10x Genomics, Cleveland Clinic Collaborate on Single-Cell, Spatial Diagnostics
The partners hope to better understand the mechanisms underlying therapeutic response in a number of major cancer types, including bladder cancer.
10x Genomics and the Cleveland Clinic are collaborating on new diagnostics for bladder cancer based on 10x’s single-cell and spatial technologies.
Under the multi-year collaboration, announced June 17, the partners will examine tumor samples from patients with advanced bladder cancer who are undergoing treatment with antibody-drug conjugates and immunotherapies. The study aims to identify clinically relevant biomarkers that may help predict response to treatment and support future diagnostic development for other tumor types.
They will begin by using 10x’s Flex Apex single-cell assays and Xenium spatial assays, eventually adding the new Atera instrument. Financial and other terms of the deal were not disclosed.
“This collaboration has the potential to shed new light into the mechanisms underlying therapeutic response in a number of major cancer types,” Timothy Chan, chair of the Cleveland Clinic’s department of cancer sciences, said in a statement.
The deal is the latest step towards diagnostics and clinical applications for 10x’s technologies for gene expression and protein analysis.
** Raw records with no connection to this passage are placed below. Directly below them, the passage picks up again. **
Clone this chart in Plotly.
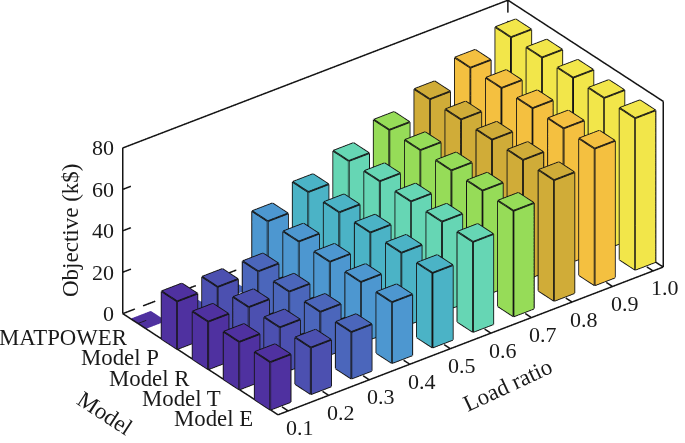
import math
import plotly.graph_objects as go

load_ratio = ['0.1', '0.2', '0.3', '0.4', '0.5', '0.6', '0.7', '0.8', '0.9', '1.0']
models = ['MATPOWER', 'Model P', 'Model R', 'Model T', 'Model E']
z_ticks = [0, 20, 40, 60, 80]

matpower = [0, 0, 0, 29.4, 36, 43.5, 51, 58.3, 66, 73.2]
model_p = [23, 22.5, 22.5, 29.4, 36, 43.5, 51, 58.3, 66, 73.2]
model_r = [23, 22.5, 22.5, 29.4, 36, 43.5, 51, 58.3, 66, 73.2]
model_t = [23, 22.5, 22.5, 29.4, 36, 43.5, 51, 58.3, 66, 73.2]
model_e = [23, 22.5, 22.5, 29.4, 36, 43.5, 51, 58.3, 66, 73.2]
values = [matpower, model_p, model_r, model_t, model_e]

colors = ['#4f31a0', '#4c50b0', '#4b66bb', '#4d97d0', '#4bb3c6',
          '#66d6b4', '#96dc58', '#d0ac38', '#f4c040', '#f2e64a']

FONT = 'Liberation Serif'
FSIZE = 22
xmin, xmax = 0.75, 10.25
ymin, ymax = 0.5, 5.5
zmin, zmax = 0, 80
half = 0.25

vx, vy, vz, fi, fj, fk, fc = [], [], [], [], [], [], []
ex, ey, ez = [], [], []

# side and top faces of a box, by corner number
quads = [(0, 1, 2, 3), (4, 5, 6, 7), (0, 1, 5, 4), (1, 2, 6, 5), (2, 3, 7, 6), (3, 0, 4, 7)]
edges = [(0, 1), (1, 2), (2, 3), (3, 0), (4, 5), (5, 6), (6, 7), (7, 4), (0, 4), (1, 5), (2, 6), (3, 7)]

for m in range(len(models)):
    ypos = len(models) - m
    for i in range(len(load_ratio)):
        xpos = i + 1
        h = values[m][i]
        c = [(xpos - half, ypos - half, 0), (xpos + half, ypos - half, 0),
             (xpos + half, ypos + half, 0), (xpos - half, ypos + half, 0),
             (xpos - half, ypos - half, h), (xpos + half, ypos - half, h),
             (xpos + half, ypos + half, h), (xpos - half, ypos + half, h)]
        n = len(vx)
        for p in c:
            vx.append(p[0])
            vy.append(p[1])
            vz.append(p[2])
        for q in quads:
            fi += [n + q[0], n + q[0]]
            fj += [n + q[1], n + q[2]]
            fk += [n + q[2], n + q[3]]
            fc += [colors[i], colors[i]]
        if h > 0:
            for a, b in edges:
                ex += [c[a][0], c[b][0], None]
                ey += [c[a][1], c[b][1], None]
                ez += [c[a][2], c[b][2], None]

fig = go.Figure()
fig.add_trace(go.Mesh3d(x=vx, y=vy, z=vz, i=fi, j=fj, k=fk, facecolor=fc, flatshading=True,
                        lighting=dict(ambient=1, diffuse=0, specular=0, fresnel=0, roughness=1),
                        hoverinfo='skip', showscale=False))
fig.add_trace(go.Scatter3d(x=ex, y=ey, z=ez, mode='lines', line=dict(color='#141414', width=3.6),
                           hoverinfo='skip', showlegend=False))

# solid part of the box and the ticks
bx = [xmin, xmin, xmax, xmax, None, xmin, xmin, None, xmax, xmax, None, xmin, xmax]
by = [ymax, ymax, ymax, ymin, None, ymax, ymin, None, ymin, ymin, None, ymin, ymin]
bz = [zmin, zmax, zmax, zmax, None, zmin, zmin, None, zmin, zmax, None, zmin, zmin]
for t in z_ticks[1:-1]:
    bx += [None, xmin, xmin + 0.2]
    by += [None, ymax, ymax]
    bz += [None, t, t]
for i in range(len(load_ratio)):
    bx += [None, i + 1, i + 1]
    by += [None, ymin, ymin + 0.2]
    bz += [None, 0, 0]
for m in range(len(models)):
    bx += [None, xmin, xmin + 0.2]
    by += [None, m + 1, m + 1]
    bz += [None, 0, 0]
fig.add_trace(go.Scatter3d(x=bx, y=by, z=bz, mode='lines', line=dict(color='#141414', width=3),
                           hoverinfo='skip', showlegend=False))


# hidden edges at the back are dashed; line.dash stretches too far on long edges
def dashes(p, q, count):
    out = ([], [], [])
    for s in range(count):
        t0 = s / count
        t1 = (s + 0.6) / count
        for n in range(3):
            out[n].extend([p[n] + (q[n] - p[n]) * t0, p[n] + (q[n] - p[n]) * t1, None])
    return out


back = (xmax, ymax, zmin)
dx, dy, dz = [], [], []
for p, q, count in [((xmin, ymax, zmin), back, 19), ((xmax, ymin, zmin), back, 9), ((xmax, ymax, zmax), back, 8)]:
    seg = dashes(p, q, count)
    dx += seg[0]
    dy += seg[1]
    dz += seg[2]
fig.add_trace(go.Scatter3d(x=dx, y=dy, z=dz, mode='lines', line=dict(color='#141414', width=3),
                           hoverinfo='skip', showlegend=False))

labels = []
for t in z_ticks:
    labels.append(dict(x=xmin, y=ymax, z=t, text=str(t), showarrow=False, xanchor='right', xshift=-7))
for i, name in enumerate(load_ratio):
    labels.append(dict(x=i + 1, y=ymin, z=0, text=name, showarrow=False, xshift=12, yshift=-17))
for m, name in enumerate(models):
    labels.append(dict(x=xmin, y=len(models) - m, z=0, text=name, showarrow=False, xanchor='right',
                       xshift=-8, yshift=-14, font=dict(size=22.8)))

az = math.radians(37.5)
el = math.radians(30)
r = 2.5
k = 1.156
# camera moved so the box sits right of and above the page centre
px_per_unit = 443 / 2
shift_right = 50.5 / px_per_unit
shift_up = 14 / px_per_unit
right = (math.cos(az), -math.sin(az), 0)
up = (math.sin(az) * math.sin(el), math.cos(az) * math.sin(el), math.cos(el))
view = (-math.sin(az) * math.cos(el), -math.cos(az) * math.cos(el), math.sin(el))
center = [-shift_right * right[n] - shift_up * up[n] for n in range(3)]
eye = [r * view[n] + center[n] for n in range(3)]

hidden = dict(visible=False, showgrid=False, zeroline=False, showticklabels=False,
              showbackground=False, showspikes=False)

fig.update_layout(
    width=685, height=443, margin=dict(l=0, r=0, t=0, b=0),
    paper_bgcolor='white', showlegend=False,
    font=dict(family=FONT, size=FSIZE, color='#1a1a1a'),
    scene=dict(
        domain=dict(x=[0, 1], y=[0, 1]),
        # a hair wider than the box, lines exactly on the limit get clipped
        xaxis=dict(range=[xmin - 0.01, xmax + 0.01], **hidden),
        yaxis=dict(range=[ymin - 0.01, ymax + 0.01], **hidden),
        zaxis=dict(range=[zmin - 0.1, zmax + 0.1], **hidden),
        aspectmode='manual', aspectratio=dict(x=1.9 * k, y=1 * k, z=0.749 * k),
        camera=dict(projection=dict(type='orthographic'), up=dict(x=0, y=0, z=1),
                    center=dict(x=center[0], y=center[1], z=center[2]),
                    eye=dict(x=eye[0], y=eye[1], z=eye[2])),
        annotations=labels,
    ),
    annotations=[
        dict(text='Objective (k$)', x=70 / 685, y=1 - 231 / 443, xref='paper', yref='paper',
             xanchor='center', yanchor='middle', showarrow=False, textangle=-90, font=dict(size=23)),
        dict(text='Load ratio', x=507 / 685, y=1 - 385 / 443, xref='paper', yref='paper',
             xanchor='center', yanchor='middle', showarrow=False, textangle=-25, font=dict(size=23)),
        dict(text='Model', x=105 / 685, y=1 - 413 / 443, xref='paper', yref='paper',
             xanchor='center', yanchor='middle', showarrow=False, textangle=33, font=dict(size=23)),
    ],
)

fig.write_html("out.html", config=dict(displayModeBar=False), post_script="document.body.style.margin = '0';")
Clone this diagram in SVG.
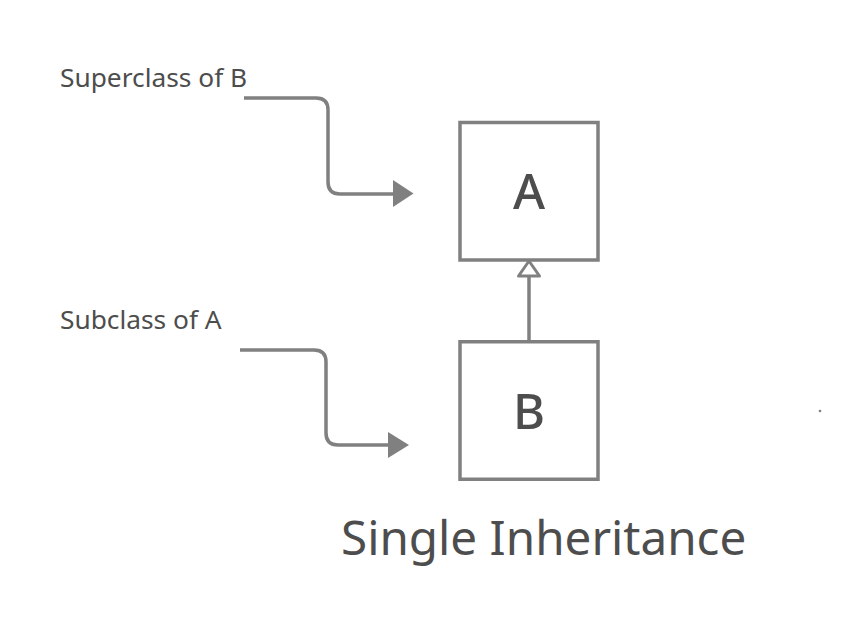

The effort to build data to support its use in medicine is in full swing. In January, the company announced three new collaborations with a clinical focus and revealed it is planning to open a CLIA-certified lab next year.
10x and the Cleveland Clinic said they expect to generate a multimodal dataset based on single-cell gene expression profiling, spatial gene expression, and protein measurements, that will link single-cell and spatial insights with clinical outcomes.
Specifically they plan to analyze the tumor microenvironment, immune cell infiltration, and expression of therapeutic targets to better understand mechanisms of response and resistance.
Shares of 10x Genomics rose 5 percent in morning trading on June 17.